In Chapter 13 a debtor makes monthly payments to the Chapter 13 trustee rather than have the Chapter 7 trustee liquidate her non-exempt property. The question often comes up “what will my Chapter 13 payment be?” The short answer is, we won’t know until we run the numbers. Calculating a Chapter 13 monthly payment is a complicated and often time-consuming exercise. The only thing that can be said for sure is, there is no “typical” payment.
Chapter 13 uses a concept called disposable monthly income, or DMI. The calculation of DMI is different depending on whether a debtor is a below-median or above-median debtor.
For a below-median debtor, DMI is the difference between all monthly income from whatever sources; and all monthly living expenses, such as rent or mortgage payments; utilities; food; clothing; medical expenses; transportation (car payments and gas, oil and maintenance); insurance; charitable contributions and the like. This difference must be a positive number, that is, income has to exceed these monthly living expenses. If it doesn’t, a debtor has no disposable income and a Chapter 13 plan will not be feasible.

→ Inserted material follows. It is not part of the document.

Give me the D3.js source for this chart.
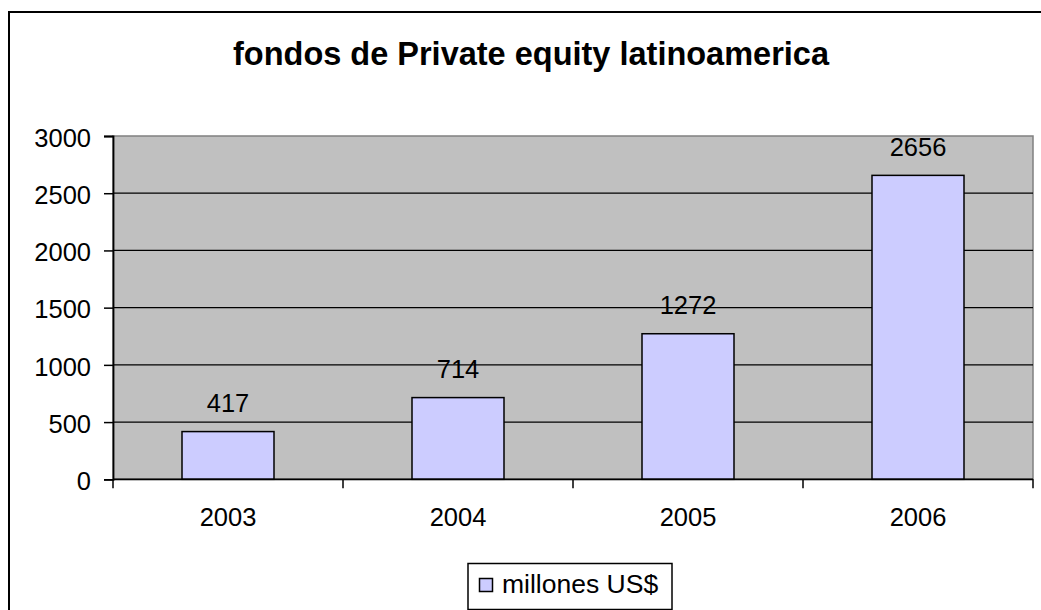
<!DOCTYPE html>
<html>
<head>
<meta charset="utf-8">
<script src="https://cdn.jsdelivr.net/npm/d3@7"></script>
<style>
  html, body { margin: 0; padding: 0; background: #fff; }
  svg { display: block; }
  text { font-family: "Liberation Sans", Arial, sans-serif; fill: #000; }
</style>
</head>
<body>
<svg id="chart" width="1041" height="610"></svg>
<script>
// Fund amounts by year (millions of US$)
const years = ["2003", "2004", "2005", "2006"];
const values = [417, 714, 1272, 2656];
const yTicks = [0, 500, 1000, 1500, 2000, 2500, 3000];
const seriesName = "millones US$";
const title = "fondos de Private equity latinoamerica";

const svg = d3.select("#chart");
const W = 1041, H = 610;
const labelSize = 25.5;

// Plot area bounds
const plot = { left: 113, right: 1033, top: 136, bottom: 479.3 };

// Outer chart frame
svg.append("rect")
  .attr("x", 9).attr("y", 12)
  .attr("width", W + 20).attr("height", H + 20)
  .attr("fill", "#fff").attr("stroke", "#000").attr("stroke-width", 2);

// Title
svg.append("text")
  .attr("x", 531).attr("y", 65)
  .attr("text-anchor", "middle")
  .attr("font-size", 32.5).attr("font-weight", "bold")
  .text(title);

const x = d3.scaleBand()
  .domain(years)
  .range([plot.left, plot.right])
  .paddingInner(0.6)
  .paddingOuter(0.3);

const y = d3.scaleLinear()
  .domain([0, 3000])
  .range([plot.bottom, plot.top]);

// Plot background
svg.append("rect")
  .attr("x", plot.left).attr("y", plot.top)
  .attr("width", plot.right - plot.left).attr("height", plot.bottom - plot.top)
  .attr("fill", "#c0c0c0")
  .attr("stroke", "#808080").attr("stroke-width", 1.5);

// Horizontal gridlines
svg.append("g")
  .selectAll("line")
  .data(yTicks.filter(d => d > 0 && d < 3000))
  .join("line")
  .attr("x1", plot.left).attr("x2", plot.right)
  .attr("y1", d => y(d)).attr("y2", d => y(d))
  .attr("stroke", "#000").attr("stroke-width", 1.3);

// Bars
svg.append("g")
  .selectAll("rect")
  .data(values)
  .join("rect")
  .attr("x", (d, i) => x(years[i]))
  .attr("y", d => y(d))
  .attr("width", x.bandwidth())
  .attr("height", d => y(0) - y(d))
  .attr("fill", "#ccccff")
  .attr("stroke", "#000").attr("stroke-width", 1.5);

// Value labels above bars
svg.append("g")
  .selectAll("text")
  .data(values)
  .join("text")
  .attr("x", (d, i) => x(years[i]) + x.bandwidth() / 2)
  .attr("y", d => y(d) - 19.5)
  .attr("text-anchor", "middle")
  .attr("font-size", labelSize)
  .text(d => d);

// Y axis
const yAxis = d3.axisLeft(y)
  .tickValues(yTicks)
  .tickSize(9)
  .tickPadding(13)
  .tickFormat(d3.format("d"));
const gy = svg.append("g")
  .attr("transform", `translate(${plot.left},0)`)
  .call(yAxis);
gy.select(".domain").attr("stroke", "#000").attr("stroke-width", 1.8);
gy.selectAll(".tick line").attr("stroke", "#000").attr("stroke-width", 1.5);
gy.selectAll(".tick text")
  .attr("font-size", labelSize)
  .attr("font-family", "Liberation Sans, Arial, sans-serif")
  .attr("fill", "#000")
  .attr("dy", "0.4em");

// X axis: category labels with tick marks between categories
const xAxis = d3.axisBottom(x).tickSize(0).tickPadding(29);
const gx = svg.append("g")
  .attr("transform", `translate(0,${plot.bottom})`)
  .call(xAxis);
gx.select(".domain").remove();
gx.selectAll(".tick text")
  .attr("font-size", labelSize)
  .attr("font-family", "Liberation Sans, Arial, sans-serif")
  .attr("fill", "#000");

svg.append("line")
  .attr("x1", plot.left).attr("x2", plot.right)
  .attr("y1", plot.bottom).attr("y2", plot.bottom)
  .attr("stroke", "#000").attr("stroke-width", 1.8);

const boundaries = d3.range(years.length + 1).map(i => plot.left + i * x.step());
svg.append("g")
  .selectAll("line")
  .data(boundaries)
  .join("line")
  .attr("x1", d => d).attr("x2", d => d)
  .attr("y1", plot.bottom).attr("y2", plot.bottom + 9)
  .attr("stroke", "#000").attr("stroke-width", 1.5);

// Legend
const legend = svg.append("g");
legend.append("rect")
  .attr("x", 468).attr("y", 563.5)
  .attr("width", 204).attr("height", 46)
  .attr("fill", "#fff").attr("stroke", "#000").attr("stroke-width", 1.5);
legend.append("rect")
  .attr("x", 479.5).attr("y", 578.5)
  .attr("width", 13).attr("height", 13)
  .attr("fill", "#ccccff").attr("stroke", "#000").attr("stroke-width", 1.5);
legend.append("text")
  .attr("x", 502).attr("y", 593)
  .attr("font-size", 26.5)
  .text(seriesName);
</script>
</body>
</html>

For above-median debtors, the calculation is more complex. In this case, a debtor must use the Means Test, or Calculation of Disposable Monthly Income. This form tells a debtor what expenses are allowed by using IRS living standards. Oftentimes the calculated DMI bears no resemblance to how much money the debtor actually has available after paying her real expenses. In that case, too bad. Unless the debtor in an above-median case can pay the calculated DMI to her unsecured creditors, her plan is not feasible. Sometimes it happens that the calculated DMI is a negative number. In that case, the Chapter 13 plan payment is calculated in the same manner as the plan payment is calculated for a below-median debtor.
Applicable Commitment Period
The applicable commitment period is the length of time a debtor is required pay her disposable income to the trustee. For a “below-median” debtor, meaning annual income is less than the median income for a family of the same size in the debtor’s community, the applicable commitment period is three years, but can be as long as five. For an “above-median” debtor, meaning annual income is above the median, the applicable commitment period is five years. If a debtor can repay all her creditors in full in less than three or five years, depending on the applicable commitment period, the plan will end early.
There is one more factor that goes into determining what payments are. That is the “required return” to unsecured creditors. To determine this the court looks at what unsecured creditors would recover if the debtor were in Chapter 7. Whatever that is must be paid, at the least, through the Chapter 13. Here’s how it works. Suppose the value of all non-exempt property, after payment of secured claims (mortgage, car loans, etc.) is $5,000. Unsecured creditors would share that $5,000 in Chapter 7. Therefore, the Chapter 13 plan must repay at least $5,000 to unsecured creditors. If DMI multiplied by the number of months in the applicable commitment period isn’t enough to repay this amount, the plan can’t be confirmed.
In many cases the required return is zero because the debtor has no non-exempt property that could be sold in Chapter 7. In that case there is no requirement to pay a minimum amount to unsecured creditors and the only obligation is to pay the DMI for the applicable commitment period.